From the listing below, extract every line containing "that".
— BEGIN Task data —
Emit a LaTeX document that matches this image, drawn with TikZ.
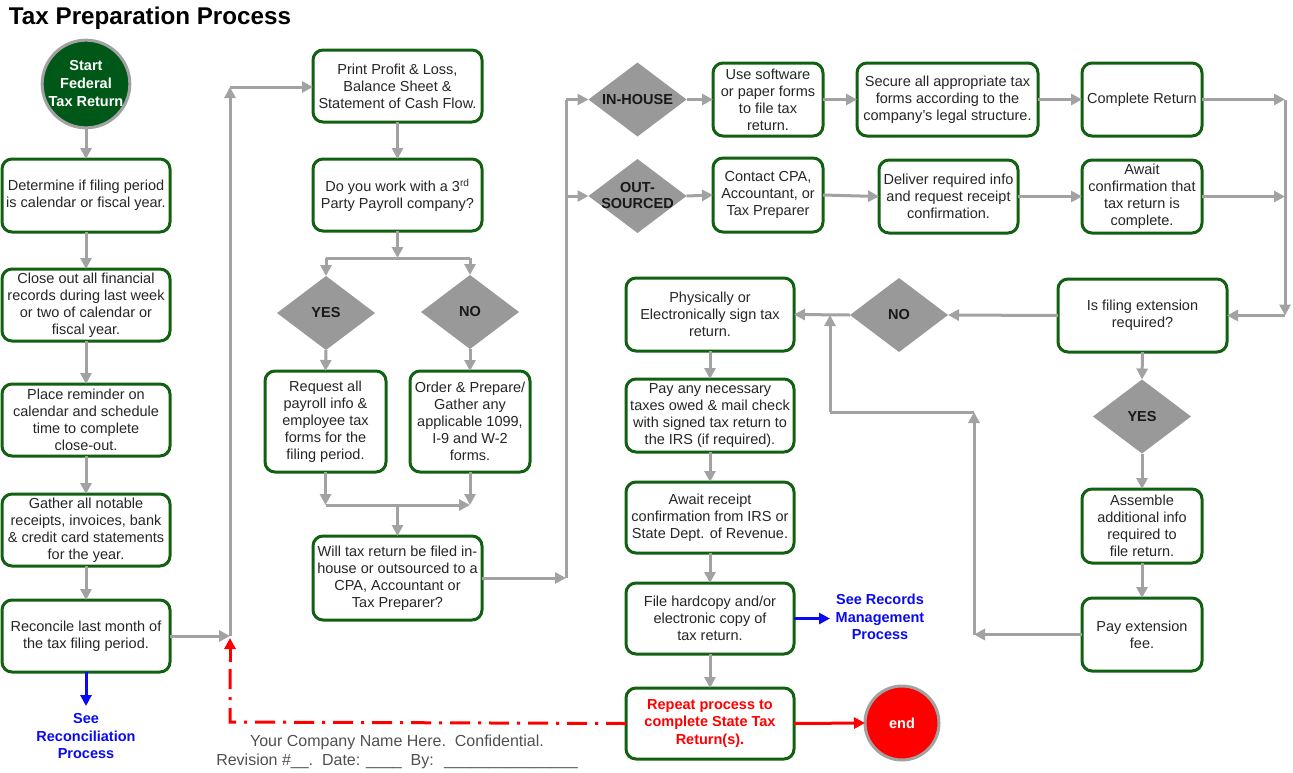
\documentclass[tikz,border=0pt]{standalone}
\usepackage{fontspec}
\setmainfont{Liberation Sans}
\usetikzlibrary{shapes.geometric,arrows.meta}
\definecolor{bgreen}{RGB}{18,96,18}
\definecolor{sgreen}{RGB}{0,88,24}
\definecolor{agray}{RGB}{162,162,162}
\definecolor{dgray}{RGB}{153,153,153}
\definecolor{lblue}{RGB}{10,10,240}
\definecolor{lred}{RGB}{255,0,0}
\definecolor{ftext}{RGB}{80,80,80}
\begin{document}
\begin{tikzpicture}[x=1pt,y=-1pt,
 every node/.style={inner sep=0pt, outer sep=0pt},
 box/.style={draw=bgreen, line width=3pt, rounded corners=10pt, fill=white, align=center,
   font=\fontsize{14.5}{17}\selectfont, text=black!85},
 dia/.style={diamond, fill=dgray, minimum width=98pt, minimum height=74pt},
 dlabel/.style={font=\fontsize{14.5}{16}\selectfont\bfseries, align=center, text=black!90},
 arr/.style={draw=agray, line width=3pt, -{Triangle[length=11pt,width=11pt]}},
 ln/.style={draw=agray, line width=3pt},
 barr/.style={draw=lblue, line width=3pt, -{Triangle[length=11pt,width=11pt]}},
 rarr/.style={draw=lred, line width=3pt, -{Triangle[length=11pt,width=11pt]}},
 rdash/.style={draw=lred, line width=3pt, dash pattern=on 20pt off 8pt on 3pt off 8pt},
 btext/.style={font=\fontsize{14.5}{17.5}\selectfont\bfseries, align=center, text=lblue},
 ftxt/.style={font=\fontsize{16}{18}\selectfont, text=ftext}]
\useasboundingbox (0,0) rectangle (1293,772);

% title
\node[anchor=west, font=\fontsize{24.2}{28}\selectfont\bfseries] (title) at (9,18) {Tax Preparation Process};

% start
\node[circle, fill=sgreen, draw=agray, line width=3pt, minimum size=84pt, align=center, text=white,
  font=\fontsize{14.5}{18}\selectfont\bfseries] (start) at (86,84) {Start\\Federal\\Tax Return};

% left column
\node[box, minimum width=168pt, minimum height=73pt] (B1) at (86,195.5) {Determine if filing period\\is calendar or fiscal year.};
\node[box, minimum width=168pt, minimum height=72pt] (B2) at (86,305) {Close out all financial\\records during last week\\or two of calendar or\\fiscal year.};
\node[box, minimum width=168pt, minimum height=72pt] (B3) at (86,420) {Place reminder on\\calendar and schedule\\time to complete\\close-out.};
\node[box, minimum width=168pt, minimum height=72pt] (B4) at (86,530) {Gather all notable\\receipts, invoices, bank\\\& credit card statements\\for the year.};
\node[box, minimum width=168pt, minimum height=72pt] (B5) at (86,636) {Reconcile last month of\\the tax filing period.};
\node[btext] (seerec) at (86,736) {See\\Reconciliation\\Process};

% middle column
\node[box, minimum width=169pt, minimum height=72pt] (P1) at (397.5,86) {Print Profit \& Loss,\\Balance Sheet \&\\Statement of Cash Flow.};
\node[box, minimum width=169pt, minimum height=72pt] (P2) at (397.5,195) {Do you work with a 3\textsuperscript{rd}\\Party Payroll company?};
\node[dia] (Y1) at (326,313) {};
\node[dlabel] (Y1t) at (Y1) {YES};
\node[dia] (N1) at (470,312) {};
\node[dlabel] (N1t) at (N1) {NO};
\node[box, minimum width=121pt, minimum height=101pt] (Req) at (325.5,421.5) {Request all\\payroll info \&\\employee tax\\forms for the\\filing period.};
\node[box, minimum width=120pt, minimum height=101pt] (Ord) at (470,421.5) {Order \& Prepare/\\Gather any\\applicable 1099,\\I-9 and W-2\\forms.};
\node[box, minimum width=169pt, minimum height=84pt] (Will) at (397.5,578) {Will tax return be filed in-\\house or outsourced to a\\CPA, Accountant or\\Tax Preparer?};

% footer
\node[ftxt] (foot1) at (397,742) {Your Company Name Here.\ \ Confidential.};
\node[ftxt] (foot2) at (397,761) {Revision \#\_\_.\ \ Date: \_\_\_\_\ \ By: \ \_\_\_\_\_\_\_\_\_\_\_\_\_\_\_};

% top right rows
\node[dia] (IH) at (637.5,99.5) {};
\node[dlabel] (IHt) at (IH) {IN-HOUSE};
\node[dia] (OS) at (637.5,196) {};
\node[dlabel] (OSt) at (OS) {OUT-\\SOURCED};
\node[box, minimum width=110pt, minimum height=73pt] (Use) at (768,99.5) {Use software\\or paper forms\\to file tax\\return.};
\node[box, minimum width=110pt, minimum height=74pt] (Con) at (768,195) {Contact CPA,\\Accountant, or\\Tax Preparer};
\node[box, minimum width=181pt, minimum height=73pt] (Sec) at (947.5,99.5) {Secure all appropriate tax\\forms according to the\\company’s legal structure.};
\node[box, minimum width=139pt, minimum height=73pt] (Del) at (948.5,196.5) {Deliver required info\\and request receipt\\confirmation.};
\node[box, minimum width=120pt, minimum height=73pt] (Comp) at (1142,99.5) {Complete Return};
\node[box, minimum width=120pt, minimum height=73pt] (AwC) at (1142,196.5) {Await\\confirmation that\\tax return is\\complete.};

% right part
\node[box, minimum width=169pt, minimum height=73pt] (IsF) at (1142.5,315.5) {Is filing extension\\required?};
\node[dia] (N2) at (899,315) {};
\node[dlabel] (N2t) at (N2) {NO};
\node[dia] (Y2) at (1142,416.5) {};
\node[dlabel] (Y2t) at (Y2) {YES};
\node[box, minimum width=120pt, minimum height=74pt] (Asm) at (1142,526) {Assemble\\additional info\\required to\\file return.};
\node[box, minimum width=120pt, minimum height=73pt] (PExt) at (1142,634.5) {Pay extension\\fee.};

% bottom middle column
\node[box, minimum width=168pt, minimum height=73pt] (Phys) at (710,314.5) {Physically or\\Electronically sign tax\\return.};
\node[box, minimum width=168pt, minimum height=73pt] (PayA) at (710,415.5) {Pay any necessary\\taxes owed \& mail check\\with signed tax return to\\the IRS (if required).};
\node[box, minimum width=168pt, minimum height=71pt] (AwR) at (710,517.5) {Await receipt\\confirmation from IRS or\\State Dept. of Revenue.};
\node[box, minimum width=168pt, minimum height=71pt] (File) at (710,618.5) {File hardcopy and/or\\electronic copy of\\tax return.};
\node[box, minimum width=168pt, minimum height=71pt, text=lred, font=\fontsize{14.5}{17.5}\selectfont\bfseries] (Rep) at (710,723.5) {Repeat process to\\complete State Tax\\Return(s).};
\node[btext] (seerm) at (880,617) {See Records\\Management\\Process};
\node[circle, fill=lred, draw=agray, line width=3pt, minimum size=74pt, text=white,
  font=\fontsize{14.5}{17}\selectfont\bfseries] (end) at (902,723) {end};

% coordinates
\coordinate (j1) at (230,636);
\coordinate (c1) at (230,87);
\coordinate (s1) at (397.5,258);
\coordinate (sy) at (326,258);
\coordinate (sn) at (470,258);
\coordinate (m1) at (325.5,505);
\coordinate (m2) at (470,505);
\coordinate (m3) at (397.5,505);
\coordinate (w1) at (566,578);
\coordinate (w2) at (566,99.5);
\coordinate (w3) at (566,196);
\coordinate (r1) at (1285,99.5);
\coordinate (r2) at (1285,196.5);
\coordinate (r3) at (1285,315.5);
\coordinate (e1) at (974,634.5);
\coordinate (e2) at (974,412);
\coordinate (e3) at (830,412);
\coordinate (e4) at (830,315);
\coordinate (lb) at (86,706);
\coordinate (bb) at (830,618.5);
\coordinate (d1) at (230,722);
\coordinate (d2) at (230,638);

% left column connectors
\draw[arr] (start) -- (B1);
\draw[arr] (B1) -- (B2);
\draw[arr] (B2) -- (B3);
\draw[arr] (B3) -- (B4);
\draw[arr] (B4) -- (B5);
\draw[barr] (B5) -- (lb);
\draw[arr] (B5.east) -- (j1);
\draw[arr] (j1) -- (c1);
\draw[arr] (c1) -- (c1 -| P1.west);

% middle column connectors
\draw[arr] (P1) -- (P2);
\draw[arr] (P2) -- (s1);
\draw[ln] (sy) -- (sn);
\draw[arr] (sy) -- (Y1.north);
\draw[arr] (sn) -- (N1.north);
\draw[arr] (Y1.south) -- (Req.north);
\draw[arr] (N1.south) -- (Ord.north);
\draw[arr] (Req.south) -- (m1);
\draw[arr] (Ord.south) -- (m2);
\draw[arr] (m1) -- (m2);
\draw[arr] (m3) -- (Will.north);
\draw[arr] (Will.east) -- (w1);
\draw[ln] (w1) -- (w2);
\draw[arr] (w2) -- (IH.west);
\draw[arr] (w3) -- (OS.west);

% top rows
\draw[arr] (IH.east) -- (Use.west);
\draw[arr] (OS.east) -- (Con.west);
\draw[arr] (Use.east) -- (Sec.west);
\draw[arr] (Sec.east) -- (Comp.west);
\draw[arr] (Con.east) -- (Del.west);
\draw[arr] (Del.east) -- (AwC.west);
\draw[arr] (Comp.east) -- (r1);
\draw[arr] (AwC.east) -- (r2);
\draw[arr] (r1) -- (r3);
\draw[arr] (r3) -- (IsF.east);

% right part
\draw[arr] (IsF.west) -- (N2.east);
\draw[arr] (N2.west) -- (Phys.east);
\draw[arr] (IsF.south) -- (Y2.north);
\draw[arr] (Y2.south) -- (Asm.north);
\draw[arr] (Asm) -- (PExt);
\draw[arr] (PExt.west) -- (e1);
\draw[arr] (e1) -- (e2);
\draw[ln] (e2) -- (e3);
\draw[arr] (e3) -- (e4);

% bottom middle column
\draw[arr] (Phys) -- (PayA);
\draw[arr] (PayA) -- (AwR);
\draw[arr] (AwR) -- (File);
\draw[arr] (File) -- (Rep);
\draw[barr] (File.east) -- (bb);
\draw[rarr] (Rep.east) -- (end.west);
\draw[rdash] (Rep.west) -- (d1) -- (230,660);
\draw[rarr] (230,662) -- (d2);
\end{tikzpicture}
\end{document}
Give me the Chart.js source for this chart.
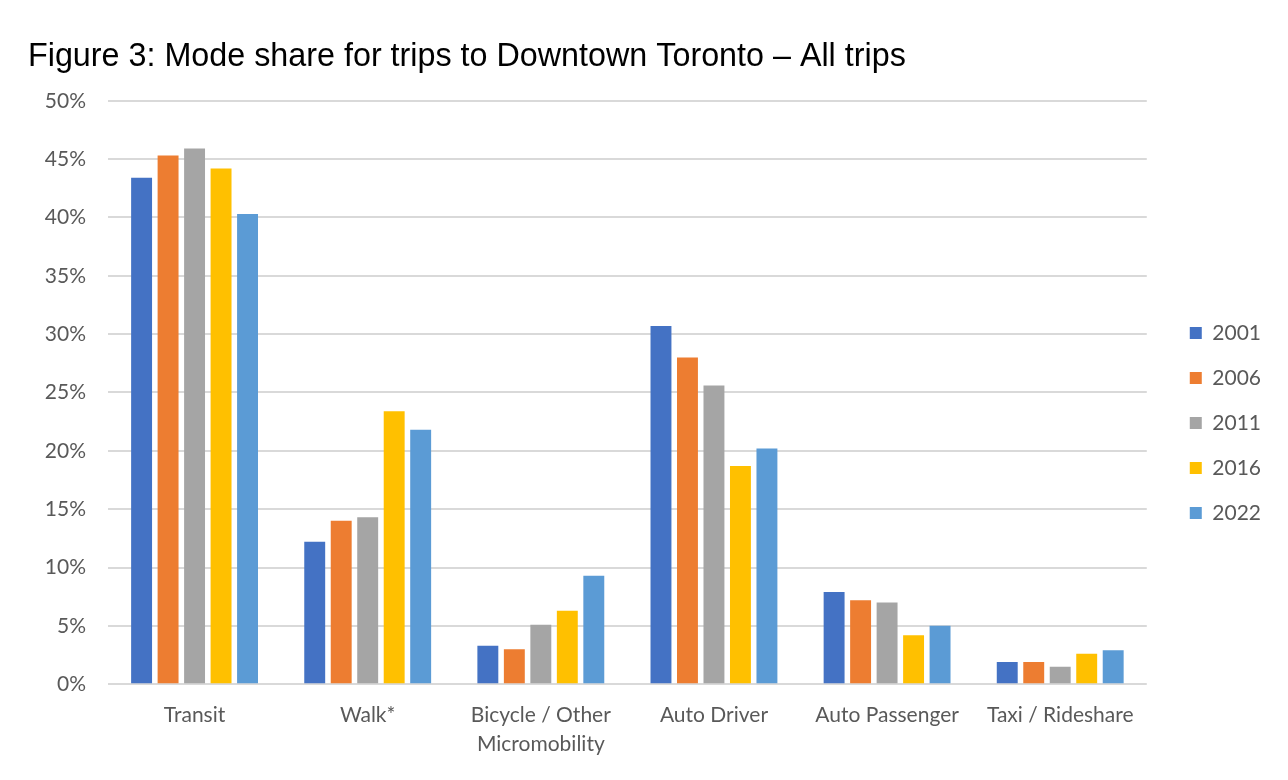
— END Task data —
Exercise solution:
Emit a LaTeX document that matches this image, drawn with TikZ.
\node[box, minimum width=120pt, minimum height=73pt] (AwC) at (1142,196.5) {Await\\confirmation that\\tax return is\\complete.};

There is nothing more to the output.